- _Task to carry out_: In this exercise, return the whole listing exactly, excluding any images.

- _Provided data_:
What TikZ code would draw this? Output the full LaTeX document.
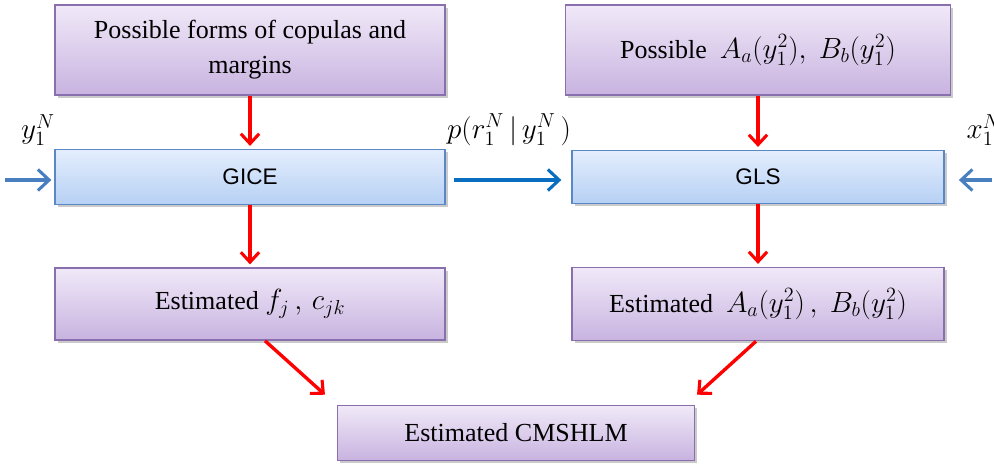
\documentclass[tikz,border=0pt]{standalone}
\usepackage{fontspec}
\setmainfont{Liberation Serif}
\newfontfamily\arialfont{Liberation Sans}
\usetikzlibrary{arrows.meta, shadows, calc}

\definecolor{lilactop}{HTML}{F0E9F8}
\definecolor{lilacbot}{HTML}{C8B3E0}
\definecolor{lilacedge}{HTML}{8A6FAE}
\definecolor{skytop}{HTML}{E4EEFD}
\definecolor{skybot}{HTML}{B6D0F4}
\definecolor{skyedge}{HTML}{5A88C6}
\definecolor{flowblue}{HTML}{0A6EC0}
\definecolor{sideblue}{HTML}{4A7FBF}

\newcommand{\boxmath}[1]{{\fontsize{21}{25}\selectfont$#1$}}

\begin{document}
\begin{tikzpicture}[
    x=0.025cm, y=-0.025cm,
    stage/.style={rectangle, draw=lilacedge, line width=1.1pt, top color=lilactop, bottom color=lilacbot, align=center, font=\fontsize{18.5}{25}\selectfont, drop shadow={shadow xshift=2pt, shadow yshift=-2pt, opacity=0.35, fill=black!60}},
    method/.style={rectangle, draw=skyedge, line width=1.1pt, top color=skytop, bottom color=skybot, align=center, font=\arialfont\fontsize{16}{20}\selectfont, drop shadow={shadow xshift=2pt, shadow yshift=-2pt, opacity=0.35, fill=black!60}},
    redarrow/.style={-{Straight Barb[length=7pt, width=13pt, line width=2.2pt]}, line width=2.4pt, red},
    bluearrow/.style={-{Straight Barb[length=8pt, width=15pt, line width=2.2pt]}, line width=2.5pt},
    lbl/.style={font=\fontsize{22}{26}\selectfont}
]
    \useasboundingbox (0,0) rectangle (994,464);

    % Left column
    \node[stage, minimum width=9.75cm, minimum height=2.25cm] (forms) at (250,50) {Possible forms of copulas and \\ margins};
    \node[method, minimum width=9.75cm, minimum height=1.375cm] (gice) at (250,177) {GICE};
    \node[stage, minimum width=9.75cm, minimum height=1.8cm] (estfc) at (250,304) {Estimated\ \boxmath{f_j\,,\,c_{jk}}};

    % Right column
    \node[stage, minimum width=9.625cm, minimum height=2.25cm] (formsAB) at (758,50) {Possible\ \ \boxmath{A_a(y_1^2),\ B_b(y_1^2)}};
    \node[method, minimum width=9.3cm, minimum height=1.325cm] (gls) at (758,177) {GLS};
    \node[stage, minimum width=9.3cm, minimum height=1.825cm] (estAB) at (758,304) {Estimated\ \ \boxmath{A_a(y_1^2)\,,\ B_b(y_1^2)}};

    % Result
    \node[stage, minimum width=8.925cm, minimum height=1.375cm] (cmshlm) at (516,433) {Estimated CMSHLM};

    % Inputs
    \coordinate (yin) at (5,180);
    \coordinate (xin) at (992,180);
    \node[lbl] (ylab) at (38,130) {$y_1^N$};
    \node[lbl] (plab) at (509,130) {$p(r_1^N\,\big|\,y_1^N\,)$};
    \node[lbl] (xlab) at (984,130) {$x_1^N$};

    % Arrows
    \draw[redarrow, shorten >=2pt] (forms) -- (gice);
    \draw[redarrow, shorten >=2pt] (gice) -- (estfc);
    \draw[redarrow, shorten >=2pt] (formsAB) -- (gls);
    \draw[redarrow, shorten >=2pt] (gls) -- (estAB);
    \draw[redarrow] ([xshift=0.375cm]estfc.south) -- ([xshift=-4.775cm, yshift=0.25cm]cmshlm.north);
    \draw[redarrow] ([xshift=-0.05cm]estAB.south) -- ([xshift=4.525cm, yshift=0.25cm]cmshlm.north);

    \draw[bluearrow, sideblue, shorten >=2pt] (yin) -- (gice.west |- yin);
    \draw[bluearrow, sideblue, shorten >=10pt] (xin) -- (gls.east |- xin);
    \draw[bluearrow, flowblue, shorten <=6pt, shorten >=7pt] (gice.east |- yin) -- (gls.west |- yin);
\end{tikzpicture}
\end{document}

- _Written solution_:
What TikZ code would draw this? Output the full LaTeX document.
\documentclass[tikz,border=0pt]{standalone}
\usepackage{fontspec}
\setmainfont{Liberation Serif}
\newfontfamily\arialfont{Liberation Sans}
\usetikzlibrary{arrows.meta, shadows, calc}

\definecolor{lilactop}{HTML}{F0E9F8}
\definecolor{lilacbot}{HTML}{C8B3E0}
\definecolor{lilacedge}{HTML}{8A6FAE}
\definecolor{skytop}{HTML}{E4EEFD}
\definecolor{skybot}{HTML}{B6D0F4}
\definecolor{skyedge}{HTML}{5A88C6}
\definecolor{flowblue}{HTML}{0A6EC0}
\definecolor{sideblue}{HTML}{4A7FBF}

\newcommand{\boxmath}[1]{{\fontsize{21}{25}\selectfont$#1$}}

\begin{document}
\begin{tikzpicture}[
    x=0.025cm, y=-0.025cm,
    stage/.style={rectangle, draw=lilacedge, line width=1.1pt, top color=lilactop, bottom color=lilacbot, align=center, font=\fontsize{18.5}{25}\selectfont, drop shadow={shadow xshift=2pt, shadow yshift=-2pt, opacity=0.35, fill=black!60}},
    method/.style={rectangle, draw=skyedge, line width=1.1pt, top color=skytop, bottom color=skybot, align=center, font=\arialfont\fontsize{16}{20}\selectfont, drop shadow={shadow xshift=2pt, shadow yshift=-2pt, opacity=0.35, fill=black!60}},
    redarrow/.style={-{Straight Barb[length=7pt, width=13pt, line width=2.2pt]}, line width=2.4pt, red},
    bluearrow/.style={-{Straight Barb[length=8pt, width=15pt, line width=2.2pt]}, line width=2.5pt},
    lbl/.style={font=\fontsize{22}{26}\selectfont}
]
    \useasboundingbox (0,0) rectangle (994,464);

    % Left column
    \node[stage, minimum width=9.75cm, minimum height=2.25cm] (forms) at (250,50) {Possible forms of copulas and \\ margins};
    \node[method, minimum width=9.75cm, minimum height=1.375cm] (gice) at (250,177) {GICE};
    \node[stage, minimum width=9.75cm, minimum height=1.8cm] (estfc) at (250,304) {Estimated\ \boxmath{f_j\,,\,c_{jk}}};

    % Right column
    \node[stage, minimum width=9.625cm, minimum height=2.25cm] (formsAB) at (758,50) {Possible\ \ \boxmath{A_a(y_1^2),\ B_b(y_1^2)}};
    \node[method, minimum width=9.3cm, minimum height=1.325cm] (gls) at (758,177) {GLS};
    \node[stage, minimum width=9.3cm, minimum height=1.825cm] (estAB) at (758,304) {Estimated\ \ \boxmath{A_a(y_1^2)\,,\ B_b(y_1^2)}};

    % Result
    \node[stage, minimum width=8.925cm, minimum height=1.375cm] (cmshlm) at (516,433) {Estimated CMSHLM};

    % Inputs
    \coordinate (yin) at (5,180);
    \coordinate (xin) at (992,180);
    \node[lbl] (ylab) at (38,130) {$y_1^N$};
    \node[lbl] (plab) at (509,130) {$p(r_1^N\,\big|\,y_1^N\,)$};
    \node[lbl] (xlab) at (984,130) {$x_1^N$};

    % Arrows
    \draw[redarrow, shorten >=2pt] (forms) -- (gice);
    \draw[redarrow, shorten >=2pt] (gice) -- (estfc);
    \draw[redarrow, shorten >=2pt] (formsAB) -- (gls);
    \draw[redarrow, shorten >=2pt] (gls) -- (estAB);
    \draw[redarrow] ([xshift=0.375cm]estfc.south) -- ([xshift=-4.775cm, yshift=0.25cm]cmshlm.north);
    \draw[redarrow] ([xshift=-0.05cm]estAB.south) -- ([xshift=4.525cm, yshift=0.25cm]cmshlm.north);

    \draw[bluearrow, sideblue, shorten >=2pt] (yin) -- (gice.west |- yin);
    \draw[bluearrow, sideblue, shorten >=10pt] (xin) -- (gls.east |- xin);
    \draw[bluearrow, flowblue, shorten <=6pt, shorten >=7pt] (gice.east |- yin) -- (gls.west |- yin);
\end{tikzpicture}
\end{document}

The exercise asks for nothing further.